Poverty Is Not a Choice: Rethinking the Narrative in Nigeria and Africa🇳🇬

Too often, when poverty comes up in conversation, someone shrugs and says, “It’s their choice. If they worked harder, they wouldn’t be poor.”

But as Pope John Paul XIV wisely put it:
“The poor are not there by chance or by blind and cruel fate. Nor, for most of them, is poverty a choice. Yet, there are those who still presume to make this claim, thus revealing their own blindness and cruelty.”

In Nigeria today, over 133 million people live in multidimensional poverty—meaning they lack not just money, but also access to food, healthcare, clean water, education, and decent housing. Can we really call that a matter of “choice”?
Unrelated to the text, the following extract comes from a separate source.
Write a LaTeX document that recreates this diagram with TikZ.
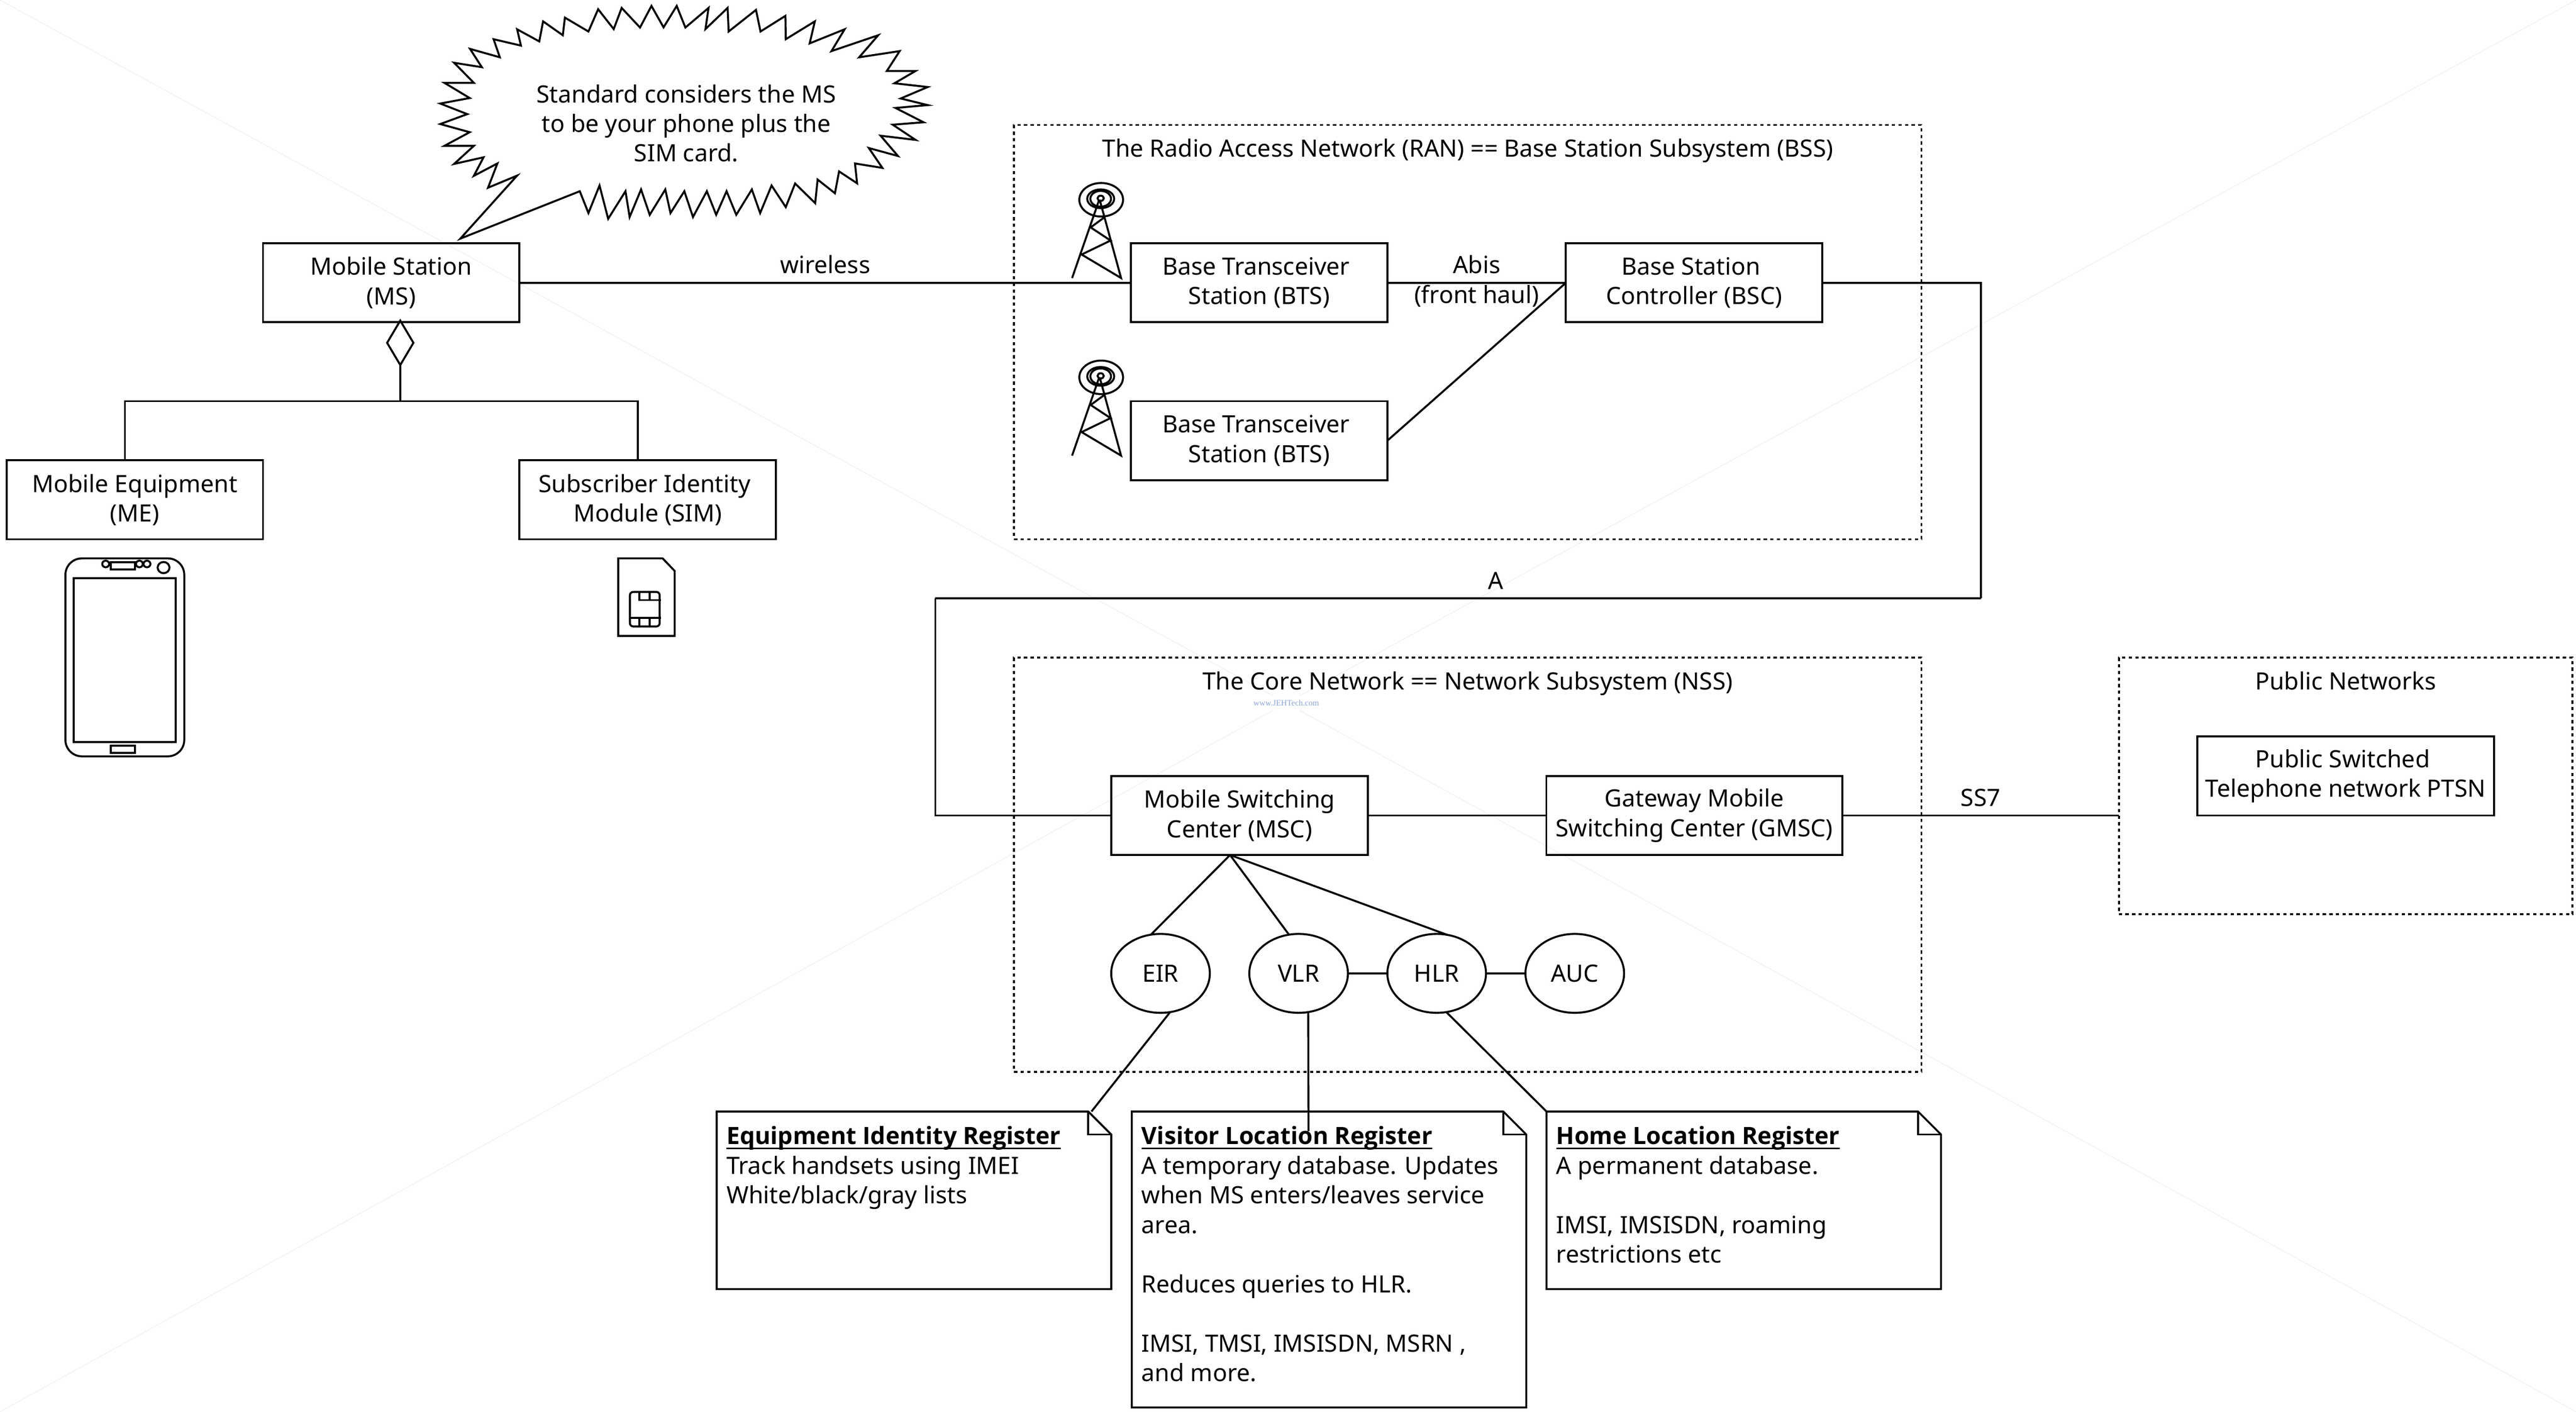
\documentclass[tikz,border=0pt]{standalone}
\usepackage{fontspec}
\setmainfont{Noto Sans}
\newfontfamily\headfont{Open Sans}
\newfontfamily\markfont{Liberation Serif}
\usetikzlibrary{shapes.geometric}
\definecolor{markblue}{RGB}{140,165,215}

\begin{document}
\begin{tikzpicture}[x=1pt,y=-1pt,line width=1.2pt]
    \tikzstyle{words}=[font=\fontsize{14.5}{18}\selectfont]
    \tikzstyle{unit}=[draw,
        shape=rectangle,
        words,
        align=center,
        inner sep=1pt,
        outer sep=0pt,
        minimum width=156pt,
        minimum height=48pt]
    \tikzstyle{store}=[draw,
        shape=ellipse,
        words,
        inner sep=0pt,
        outer sep=0pt,
        minimum width=60pt,
        minimum height=48pt]
    \tikzstyle{group}=[draw,
        shape=rectangle,
        dash pattern=on 2pt off 2pt,
        outer sep=0pt]
    \tikzstyle{tag}=[words,inner sep=2pt,align=center]
    \tikzstyle{label}=[tag,text height=10pt,text depth=3pt]
    \tikzstyle{memo}=[words,inner sep=6pt,outer sep=0pt,anchor=north west]
    \tikzstyle{water}=[line width=0.35pt,color=black!7]
    \newcommand{\heading}[1]{\setbox0\hbox{\headfont\bfseries #1}\rlap{\rule[-2.9pt]{\wd0}{1pt}}\box0\\}
    \newcommand{\memotext}[2]{\parbox[t][#1][t]{228pt}{\raggedright\rule{0pt}{14.1pt}#2}}

    \useasboundingbox (0,0) rectangle (1567.1,858.6);

    \node[font=\markfont\fontsize{5}{6}\selectfont,text=markblue,inner sep=2pt] (mark) at (782.5,427.6) {www.JEHTech.com};
    \coordinate (nw) at (0,0);
    \coordinate (ne) at (1567.1,0);
    \coordinate (sw) at (0,858.6);
    \coordinate (se) at (1567.1,858.6);
    \draw[water] (nw) -- (mark) (mark) -- (se) (ne) -- (mark) (mark) -- (sw);

    \node[group,minimum width=552pt,minimum height=252pt] (ran) at (892.9,202) {};
    \node[label,above of=ran,node distance=110pt] (rantitle) {The Radio Access Network (RAN) == Base Station Subsystem (BSS)};
    \node[group,below of=ran,node distance=324pt,minimum width=552pt,minimum height=252pt] (nss) {};
    \node[label,above of=nss,node distance=110pt] (nsstitle) {The Core Network == Network Subsystem (NSS)};
    \node[group,minimum width=276pt,minimum height=156pt] (pub) at (1427,478) {};
    \node[label,above of=pub,node distance=62pt] (pubtitle) {Public Networks};

    \node[unit] (ms) at (238,172) {Mobile Station\\(MS)};
    \node[unit,below of=ms,node distance=132pt,xshift=-156pt] (me) {Mobile Equipment\\(ME)};
    \node[unit,below of=ms,node distance=132pt,xshift=156pt] (sim) {Subscriber Identity~\mbox{}\\Module (SIM)};
    \node[unit] (bts1) at (766,172) {Base Transceiver~\mbox{}\\Station (BTS)};
    \node[unit,below of=bts1,node distance=96pt] (bts2) {Base Transceiver~\mbox{}\\Station (BTS)};
    \node[unit,right of=bts1,node distance=264.6pt] (bsc) {Base Station~\mbox{}\\Controller (BSC)};
    \node[unit] (msc) at (754.1,496) {Mobile Switching\\Center (MSC)};
    \node[unit,right of=msc,node distance=276.6pt,minimum width=180pt] (gmsc) {Gateway Mobile\\Switching Center (GMSC)};
    \node[unit,above of=pub,node distance=6pt,minimum width=180.5pt] (ptsn) {Public Switched~\mbox{}\\Telephone network PTSN};

    \node[store] (eir) at (706,592) {EIR};
    \node[store,right of=eir,node distance=84pt] (vlr) {VLR};
    \node[store,right of=vlr,node distance=84pt] (hlr) {HLR};
    \node[store,right of=hlr,node distance=84pt] (auc) {AUC};

    \node[draw,shape=diamond,inner sep=0pt,outer sep=0pt,minimum width=16pt,minimum height=27pt] (agg) at (243.5,208.5) {};
    \coordinate[below of=agg,node distance=35.5pt] (fork);
    \draw (agg.south) -- (fork);
    \draw ([xshift=-6pt]me.north) |- (fork);
    \draw ([xshift=-6pt]sim.north) |- (fork);

    \node[memo] (eirnote) at (436,676) {\memotext{96pt}{\heading{Equipment Identity Register}
        Track handsets using IMEI\\
        White/black/gray lists}};
    \node[memo] (vlrnote) at (688.5,676) {\memotext{168pt}{\heading{Visitor Location Register}
        A temporary database. Updates\\
        when MS enters/leaves service\\
        area.\\[18pt]
        Reduces queries to HLR.\\[18pt]
        IMSI, TMSI, IMSISDN, MSRN ,\\
        and more.}};
    \node[memo] (hlrnote) at (940.8,676) {\memotext{96pt}{\heading{Home Location Register}
        A permanent database.\\[18pt]
        IMSI, IMSISDN, roaming\\
        restrictions etc}};
    \foreach \n in {eirnote,vlrnote,hlrnote} {
        \draw (\n.north west) -- ([xshift=-14pt]\n.north east) -- ([yshift=-14pt]\n.north east)
            -- (\n.south east) -- (\n.south west) -- cycle;
        \draw ([xshift=-14pt]\n.north east) -- ([xshift=-14pt,yshift=-14pt]\n.north east) -- ([yshift=-14pt]\n.north east);
    }

    \coordinate (aright) at (1205,364);
    \coordinate (aleft) at (569,364);
    \coordinate (mscfoot) at (748.3,520);
    \coordinate (vlrend) at (796,688);
    \path (ms.east) edge node[label,above]{wireless} (bts1.west)
            (bts1.east) edge node[label,above]{Abis} node[label,below]{(front haul)} (bsc.west)
            (bts2.east) edge (bsc.west)
            (msc.east) edge (gmsc.west)
            (gmsc.east) edge node[label,above]{SS7} (pub.west |- gmsc.east)
            (aright) edge node[label,above,pos=0.464]{A} (aleft)
            (mscfoot) edge (eir.104) (mscfoot) edge (vlr.104) (mscfoot) edge (hlr.75)
            (vlr) edge (hlr) (hlr) edge (auc)
            (eir.284) edge ([xshift=-12pt]eirnote.north east)
            (vlr.284) edge (vlrend)
            (hlr.284) edge (hlrnote.north west);
    \draw (bsc.east) -| (aright);
    \draw (aleft) |- (msc.west);

    \node[tag] (say) at (417.5,75) {Standard considers the MS\\to be your phone plus the\\SIM card.};
    \begin{scope}[shift={(255.2,0)},xscale=0.2106,yscale=0.134]
        \draw plot coordinates {(118,1083) (282,797) (198,852) (225,742) (157,798) (185,714) (100,744) (157,662) (72,662) (145,600) (60,563) (138,518) (60,470) (145,445) (72,376) (157,376) (100,285) (180,305) (146,222) (232,260) (214,178) (293,207) (282,133) (346,188) (357,97) (414,160) (420,80) (488,143) (516,42) (561,132) (584,36) (637,125) (670,27) (705,124) (743,27) (768,125) (835,36) (826,132) (890,36) (893,143) (972,45) (985,143) (1057,72) (1058,178) (1142,97) (1127,197) (1228,133) (1190,232) (1325,160) (1270,260) (1387,232) (1350,322) (1433,322) (1372,378) (1468,395) (1390,447) (1468,477) (1375,490) (1456,555) (1367,566) (1433,635) (1332,616) (1382,708) (1298,672) (1337,762) (1258,742) (1264,832) (1212,778) (1200,877) (1150,815) (1143,922) (1085,833) (1058,940) (1017,842) (984,967) (960,860) (915,975) (887,868) (857,975) (830,868) (790,985) (765,868) (725,967) (710,860) (665,975) (640,860) (607,985) (595,868) (545,993) (520,842) (488,967) (463,868)} -- cycle;
    \end{scope}

    \foreach \n in {0,108} {
        \begin{scope}[yshift=-\n pt]
            \draw (669.9,121.5) ellipse [x radius=13.3,y radius=10.2];
            \draw (669.6,120.9) ellipse [x radius=8.2,y radius=5.7];
            \draw (669.6,120.9) ellipse [x radius=6.3,y radius=4.8];
            \draw (669.6,120.6) ellipse [x radius=1.9,y radius=1.6];
            \draw (652.2,169.1) -- (668.7,121.5);
            \draw (669,121.5) -- (682,169.1) -- (658,154.8) -- (675.6,146.3) -- (663.5,138.3) -- (672.1,132);
        \end{scope}
    }

    \draw[rounded corners=10pt] (39.8,339.6) rectangle (112.1,460);
    \draw (44.7,351.7) rectangle (106.9,451.4);
    \draw (67.4,341.9) rectangle (82.1,346.2);
    \draw (67.4,453.4) rectangle (82.1,457.8);
    \draw (64.3,343) ellipse [x radius=2.1,y radius=2];
    \draw (84.8,343) ellipse [x radius=2.1,y radius=2];
    \draw (89.4,343) ellipse [x radius=2.1,y radius=2];
    \draw (99.5,345.2) ellipse [x radius=3.6,y radius=3.4];

    \draw (376.1,339.6) -- (403.1,339.6) -- (410.4,347.2) -- (410.4,386.8) -- (376.1,386.8) -- cycle;
    \draw[rounded corners=2pt] (383.2,360) rectangle (401.3,381);
    \draw (389,360) -- (389,365) -- (402,365);
    \draw (395.1,360) -- (395.1,365);
    \draw (383.2,375.8) -- (402,375.8);
    \draw (389,375.8) -- (389,381);
    \draw (395.1,375.8) -- (395.1,381);
\end{tikzpicture}
\end{document}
Poverty is More Than Laziness

Poverty in Nigeria and across Africa is not about laziness. It is about structures. It is about being born in a community where schools are underfunded, jobs are scarce, and insecurity makes farming or business almost impossible. It is about leaders who mismanage resources and policies that widen the gap between rich and poor.

Yes, hard work matters. But in societies where opportunities are unfairly distributed, effort alone is not enough to break the cycle.

Why This Narrative Hurts Us

Blaming the poor doesn’t just insult people who are struggling—it also blinds us to the real issues. If we believe poverty is a personal choice, we excuse bad governance, corruption, and inequality. We allow broken systems to keep running because “it’s not our problem.”

But poverty is our problem. It holds back Nigeria. It holds back Africa. A nation is only as strong as its weakest members.

What We Can Do Differently

Instead of pointing fingers, we should be asking:

  • How can we make education truly accessible to all?
  • How can we ensure healthcare, food security, and jobs reach rural and urban poor alike?
  • How can leaders be held accountable for resources meant to lift people out of poverty?

Poverty eradication is not about charity—it’s about justice.

The poor are not poor because they chose it. They are poor because society has failed to build fair systems. Once we stop blaming and start building, we can change the story—not just for individuals, but for Nigeria and Africa as a whole.

✨ Let’s replace blindness with compassion. Cruelty with justice. Excuses with action.